In linea con la tradizionale filosofia NIS, in Monster Menu un piatto si traduce in numeri, numeri che rimpolpano le statistiche (offensive, difensive, resistenze ad elementi e malus...), e che aiuteranno la raccolta di nuove fonti da cui estrarre numeri più grandi, in un ciclo senza fine e un po' tedioso alla lunga. È una pratica che si intraprende con curiosità, ma che si tramuta rapidamente in un “male necessario” per tirare a campare. Non è strano passare più tempo a rovistare svogliati il ricettario davanti al falò che non a zonzo nel dungeon, e questo perché, tolta quella letterale, di carne al fuoco ce n’è veramente poca. 


E SE NON HO FAME? 

Il level design è piuttosto insipido, e non aiuta né l’esplorazione, monotona già dopo una manciata di sessioni, complici l’assenza di musiche di sottofondo e le 2-3 frasi ripetute ad nauseam dai personaggi, né i combattimenti, che avvengono sulla stessa mappa di gioco; ciò accelera le transizioni, ma a discapito di qualunque opzione tattica. Il ventaglio di abilità tra cui scegliere è limitato, per non parlare delle sue applicazioni; l’IA carica a testa bassa chiunque gli capiti a tiro.  

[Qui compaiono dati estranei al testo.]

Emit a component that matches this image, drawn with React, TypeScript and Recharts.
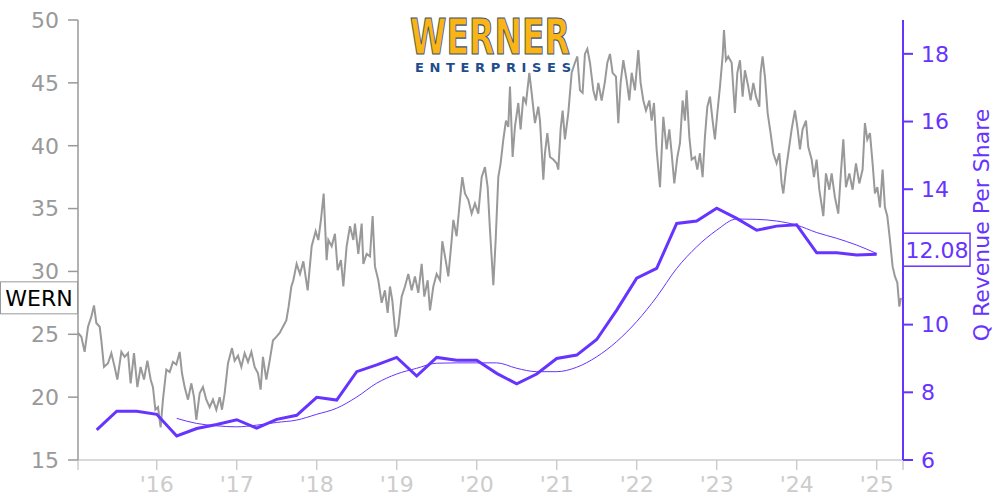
import { Line, LineChart, ReferenceLine, XAxis, YAxis } from "recharts";

const PRICE_COLOR = "#999999";
const REV_COLOR = "#6633ff";
const FONT = "DejaVu Sans";

const X_DOMAIN: [number, number] = [2015.016, 2025.329];
const YEAR_TICKS = [2015.016, 2016, 2017, 2018, 2019, 2020, 2021, 2022, 2023, 2024, 2025, 2025.329];
const PRICE_TICKS = [15, 20, 25, 30, 35, 40, 45, 50];
// 12 sits under the value tag, so it is left out
const REV_TICKS = [6, 8, 10, 14, 16, 18];

// quarterly revenue per share
const QUARTERS = [
  2015.25, 2015.5, 2015.75, 2016, 2016.25, 2016.5, 2016.75, 2017, 2017.25, 2017.5,
  2017.75, 2018, 2018.25, 2018.5, 2018.75, 2019, 2019.25, 2019.5, 2019.75, 2020,
  2020.25, 2020.5, 2020.75, 2021, 2021.25, 2021.5, 2021.75, 2022, 2022.25, 2022.5,
  2022.75, 2023, 2023.25, 2023.5, 2023.75, 2024, 2024.25, 2024.5, 2024.75, 2025,
];
const REV_PER_SHARE = [
  6.89, 7.44, 7.44, 7.35, 6.71, 6.93, 7.05, 7.19, 6.94, 7.2,
  7.32, 7.85, 7.77, 8.61, 8.81, 9.03, 8.48, 9.03, 8.95, 8.95,
  8.56, 8.25, 8.54, 9.0, 9.1, 9.56, 10.43, 11.37, 11.66, 12.99,
  13.06, 13.44, 13.14, 12.79, 12.91, 12.95, 12.12, 12.12, 12.06, 12.08,
];
// trailing average, starts one year later
const AVG_QUARTERS = QUARTERS.slice(4);
const REV_AVG = [
  7.23, 7.08, 7.01, 6.98, 7.03, 7.11, 7.18, 7.35, 7.53, 7.86,
  8.27, 8.54, 8.71, 8.86, 8.87, 8.87, 8.87, 8.71, 8.61, 8.61,
  8.74, 9.05, 9.5, 10.09, 10.82, 11.66, 12.3, 12.79, 13.12, 13.11,
  13.06, 12.94, 12.72, 12.55, 12.35, 12.1,
];

// [year, close]
const PRICE: [number, number][] = [
  [2015.016, 25.1], [2015.058, 24.8], [2015.099, 23.6], [2015.141, 25.6], [2015.183, 26.4],
  [2015.216, 27.3], [2015.245, 25.9], [2015.287, 25.6], [2015.308, 24.5], [2015.341, 22.4],
  [2015.391, 22.7], [2015.433, 23.5], [2015.474, 22.4], [2015.508, 21.4], [2015.558, 23.6],
  [2015.599, 23.2], [2015.641, 23.5], [2015.674, 21.1], [2015.716, 23.5], [2015.758, 20.8],
  [2015.799, 22.4], [2015.841, 21.4], [2015.883, 22.9], [2015.924, 21.4], [2015.953, 20.8],
  [2015.983, 19.0], [2016.016, 19.2], [2016.049, 17.6], [2016.078, 19.8], [2016.12, 22.2],
  [2016.162, 22.0], [2016.203, 22.8], [2016.245, 22.6], [2016.287, 23.6], [2016.316, 21.9],
  [2016.349, 20.8], [2016.391, 19.8], [2016.433, 21.1], [2016.466, 20.0], [2016.495, 18.2],
  [2016.537, 20.3], [2016.578, 20.8], [2016.62, 19.8], [2016.662, 19.2], [2016.703, 19.8],
  [2016.745, 19.0], [2016.787, 20.0], [2016.816, 19.0], [2016.849, 20.3], [2016.891, 22.7],
  [2016.941, 23.9], [2016.974, 22.9], [2017.016, 23.3], [2017.058, 22.4], [2017.099, 23.5],
  [2017.141, 22.8], [2017.183, 23.6], [2017.224, 22.4], [2017.266, 21.9], [2017.299, 20.6],
  [2017.328, 23.2], [2017.37, 21.4], [2017.412, 22.9], [2017.453, 24.5], [2017.495, 24.8],
  [2017.537, 25.1], [2017.578, 25.6], [2017.62, 26.1], [2017.649, 27.2], [2017.683, 28.8],
  [2017.708, 29.3], [2017.749, 30.6], [2017.791, 29.8], [2017.833, 30.8], [2017.887, 28.5],
  [2017.937, 32.0], [2017.987, 33.2], [2018.02, 32.5], [2018.053, 34.1], [2018.087, 36.2],
  [2018.124, 30.9], [2018.145, 32.5], [2018.187, 32.0], [2018.228, 33.0], [2018.262, 30.1],
  [2018.303, 30.9], [2018.333, 28.8], [2018.374, 32.0], [2018.416, 33.6], [2018.458, 32.5],
  [2018.478, 33.8], [2018.52, 31.4], [2018.562, 33.8], [2018.583, 30.6], [2018.624, 31.4],
  [2018.666, 31.2], [2018.699, 34.4], [2018.728, 30.4], [2018.77, 29.3], [2018.812, 27.5],
  [2018.853, 28.5], [2018.887, 26.7], [2018.916, 28.8], [2018.945, 27.7], [2018.987, 24.8],
  [2019.02, 25.6], [2019.062, 28.0], [2019.103, 28.8], [2019.145, 29.8], [2019.187, 28.5],
  [2019.228, 29.6], [2019.27, 28.3], [2019.312, 30.6], [2019.345, 28.0], [2019.387, 29.3],
  [2019.416, 26.9], [2019.458, 28.8], [2019.499, 29.8], [2019.541, 29.3], [2019.57, 32.4],
  [2019.612, 30.9], [2019.645, 29.6], [2019.687, 32.5], [2019.708, 34.1], [2019.749, 32.8],
  [2019.791, 35.7], [2019.82, 37.5], [2019.853, 36.2], [2019.895, 35.7], [2019.937, 34.6],
  [2019.978, 35.4], [2020.02, 34.6], [2020.062, 37.5], [2020.103, 38.3], [2020.137, 36.7],
  [2020.166, 33.3], [2020.208, 28.9], [2020.237, 32.5], [2020.27, 37.5], [2020.299, 38.6],
  [2020.333, 40.5], [2020.366, 42.0], [2020.395, 41.5], [2020.416, 44.7], [2020.449, 39.1],
  [2020.478, 41.5], [2020.52, 43.4], [2020.549, 41.3], [2020.583, 43.9], [2020.616, 43.4],
  [2020.658, 45.8], [2020.687, 44.2], [2020.728, 41.8], [2020.77, 43.1], [2020.791, 42.0],
  [2020.833, 37.3], [2020.853, 39.4], [2020.883, 41.0], [2020.916, 39.1], [2020.958, 38.9],
  [2020.999, 38.6], [2021.02, 38.1], [2021.049, 41.3], [2021.074, 42.8], [2021.103, 40.5],
  [2021.145, 42.6], [2021.187, 45.8], [2021.228, 46.6], [2021.258, 47.1], [2021.291, 44.4],
  [2021.324, 44.2], [2021.353, 47.3], [2021.383, 47.7], [2021.416, 46.6], [2021.458, 44.4],
  [2021.491, 43.6], [2021.52, 45.0], [2021.562, 43.6], [2021.603, 45.1], [2021.633, 46.6],
  [2021.666, 47.3], [2021.699, 45.8], [2021.741, 45.5], [2021.77, 41.8], [2021.799, 45.0],
  [2021.833, 46.8], [2021.874, 45.2], [2021.908, 43.6], [2021.937, 45.8], [2021.978, 44.4],
  [2022.02, 47.6], [2022.049, 45.0], [2022.083, 43.6], [2022.116, 42.8], [2022.158, 43.6],
  [2022.187, 42.0], [2022.216, 43.4], [2022.249, 39.7], [2022.291, 36.7], [2022.333, 42.3],
  [2022.374, 39.7], [2022.408, 41.3], [2022.437, 39.4], [2022.47, 37.0], [2022.508, 39.1],
  [2022.541, 40.2], [2022.574, 43.6], [2022.603, 42.0], [2022.624, 44.4], [2022.658, 40.7],
  [2022.687, 38.9], [2022.728, 39.1], [2022.758, 38.1], [2022.791, 39.4], [2022.824, 37.5],
  [2022.853, 40.7], [2022.883, 43.1], [2022.916, 43.9], [2022.949, 42.0], [2022.978, 40.5],
  [2023.008, 42.6], [2023.041, 44.7], [2023.074, 47.1], [2023.091, 49.2], [2023.116, 46.8],
  [2023.145, 47.1], [2023.187, 46.6], [2023.228, 42.6], [2023.258, 45.8], [2023.291, 46.8],
  [2023.324, 43.9], [2023.353, 46.0], [2023.395, 44.7], [2023.424, 43.6], [2023.458, 45.0],
  [2023.491, 43.9], [2023.533, 43.1], [2023.549, 45.8], [2023.574, 47.1], [2023.603, 45.5],
  [2023.637, 42.6], [2023.674, 41.0], [2023.708, 39.4], [2023.749, 38.6], [2023.783, 39.4],
  [2023.812, 37.0], [2023.833, 36.2], [2023.866, 38.1], [2023.895, 39.4], [2023.937, 41.3],
  [2023.978, 42.8], [2024.012, 41.3], [2024.041, 39.7], [2024.074, 41.3], [2024.116, 42.0],
  [2024.145, 39.9], [2024.187, 38.9], [2024.216, 37.5], [2024.249, 38.9], [2024.283, 36.5],
  [2024.333, 34.4], [2024.366, 37.8], [2024.408, 36.5], [2024.437, 37.8], [2024.478, 35.9],
  [2024.52, 34.6], [2024.549, 37.5], [2024.583, 40.5], [2024.616, 36.7], [2024.658, 37.8],
  [2024.699, 36.5], [2024.741, 38.6], [2024.783, 37.0], [2024.824, 38.1], [2024.853, 41.8],
  [2024.883, 40.5], [2024.916, 41.0], [2024.949, 38.6], [2024.978, 36.2], [2025.008, 36.7],
  [2025.041, 35.1], [2025.074, 38.1], [2025.103, 35.1], [2025.133, 34.4], [2025.166, 32.5],
  [2025.199, 30.4], [2025.228, 29.6], [2025.258, 29.1], [2025.283, 27.2], [2025.304, 27.9],
];

const priceData = PRICE.map(([t, price]) => ({ t, price }));
const revData = QUARTERS.map((t, i) => ({ t, rev: REV_PER_SHARE[i] }));
const avgData = AVG_QUARTERS.map((t, i) => ({ t, avg: REV_AVG[i] }));

const LAST_PRICE = PRICE[PRICE.length - 1][1];
const LAST_REV = REV_PER_SHARE[REV_PER_SHARE.length - 1];

const yearLabel = (t: number) => (Number.isInteger(t) ? `'${String(t).slice(2)}` : "");

function TickerTag(props: any) {
  const cy = props.viewBox.y;
  return (
    <g>
      <rect x={0.5} y={cy - 16} width={77} height={32} fill="#fff" stroke="#999" />
      <text x={39} y={cy} dy="0.36em" textAnchor="middle" fontSize={22} fill="#000" fontFamily={FONT}>
        WERN
      </text>
    </g>
  );
}

function RevTag(props: any) {
  const { x, y, width } = props.viewBox;
  const left = x + width;
  return (
    <g>
      <rect x={left} y={y - 21} width={67} height={33} fill="#fff" stroke={REV_COLOR} strokeWidth={1.5} />
      <text x={left + 34} y={y - 4.5} dy="0.36em" textAnchor="middle" fontSize={22} fill={REV_COLOR} fontFamily={FONT}>
        {LAST_REV.toFixed(2)}
      </text>
    </g>
  );
}

export default function App() {
  return (
    <div style={{ position: "absolute", left: 0, top: 0, width: 1000, height: 500, fontFamily: FONT, background: "#fff" }}>
      <LineChart width={1000} height={500} margin={{ top: 20, right: 0, bottom: 0, left: 0 }}>
        <XAxis
          type="number"
          dataKey="t"
          domain={X_DOMAIN}
          ticks={YEAR_TICKS}
          interval={0}
          allowDataOverflow
          tickFormatter={yearLabel}
          height={40}
          stroke="#cccccc"
          strokeWidth={1.5}
          tickSize={10}
          tickMargin={6}
          tick={{ fill: "#cccccc", fontSize: 22, fontFamily: FONT }}
        />
        <YAxis
          yAxisId="left"
          domain={[15, 50]}
          ticks={PRICE_TICKS}
          interval={0}
          width={78}
          stroke={PRICE_COLOR}
          strokeWidth={1.5}
          tickSize={10}
          tickMargin={9}
          tick={{ fill: PRICE_COLOR, fontSize: 22, fontFamily: FONT }}
        />
        <YAxis
          yAxisId="right"
          orientation="right"
          domain={[6, 19]}
          ticks={REV_TICKS}
          interval={0}
          width={97}
          stroke={REV_COLOR}
          strokeWidth={2}
          tickSize={10}
          tickMargin={8}
          tick={{ fill: REV_COLOR, fontSize: 22, fontFamily: FONT }}
        />
        <Line
          yAxisId="left"
          data={priceData}
          dataKey="price"
          type="linear"
          stroke={PRICE_COLOR}
          strokeWidth={2}
          dot={false}
          isAnimationActive={false}
        />
        <Line
          yAxisId="right"
          data={avgData}
          dataKey="avg"
          type="monotone"
          stroke={REV_COLOR}
          strokeWidth={1}
          dot={false}
          isAnimationActive={false}
        />
        <Line
          yAxisId="right"
          data={revData}
          dataKey="rev"
          type="linear"
          stroke={REV_COLOR}
          strokeWidth={3}
          dot={false}
          isAnimationActive={false}
        />
        <ReferenceLine yAxisId="left" y={LAST_PRICE} stroke="none" label={<TickerTag />} />
        <ReferenceLine yAxisId="right" y={LAST_REV} stroke="none" label={<RevTag />} />
      </LineChart>
      <svg width={1000} height={500} style={{ position: "absolute", left: 0, top: 0, pointerEvents: "none" }}>
        <text
          x={410}
          y={54}
          fontSize={49}
          fontWeight="bold"
          fontFamily={FONT}
          fill="#fbb416"
          stroke="#3d5470"
          strokeWidth={1.2}
          textLength={160}
          lengthAdjust="spacingAndGlyphs"
        >
          WERNER
        </text>
        <text
          x={415}
          y={72}
          fontSize={13}
          fontWeight="bold"
          fontFamily={FONT}
          fill="#1e4d8c"
          textLength={156}
          lengthAdjust="spacing"
        >
          ENTERPRISES
        </text>
        <text
          x={981}
          y={225}
          transform="rotate(-90 981 225)"
          textAnchor="middle"
          dominantBaseline="central"
          fontSize={22}
          fontFamily={FONT}
          fill={REV_COLOR}
        >
          Q Revenue Per Share
        </text>
      </svg>
    </div>
  );
}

Si vince se le statistiche del party sono superiori o comunque paragonabili a quella dei mostri, e magari si è in possesso di quel paio di resistenze ideali per l’occasione, ottenute abbuffandosi poco prima. In caso contrario, mancano proprio gli strumenti per spuntarla; in Monster Menu la strategia purtroppo non è di casa. 

L’unica nota di colore quando non si è ai fornelli è la possibilità di divorare sul posto i cadaveri dei mostri abbattuti, e persino quelli degli alleati; tuttavia, se si è costretti a sprecare un turno di battaglia per spazzolare carcasse la situazione non è delle migliori, a prescindere. In altre circostanze, tanto vale mettere tutto in saccoccia e ricavarci uno spuntino decente.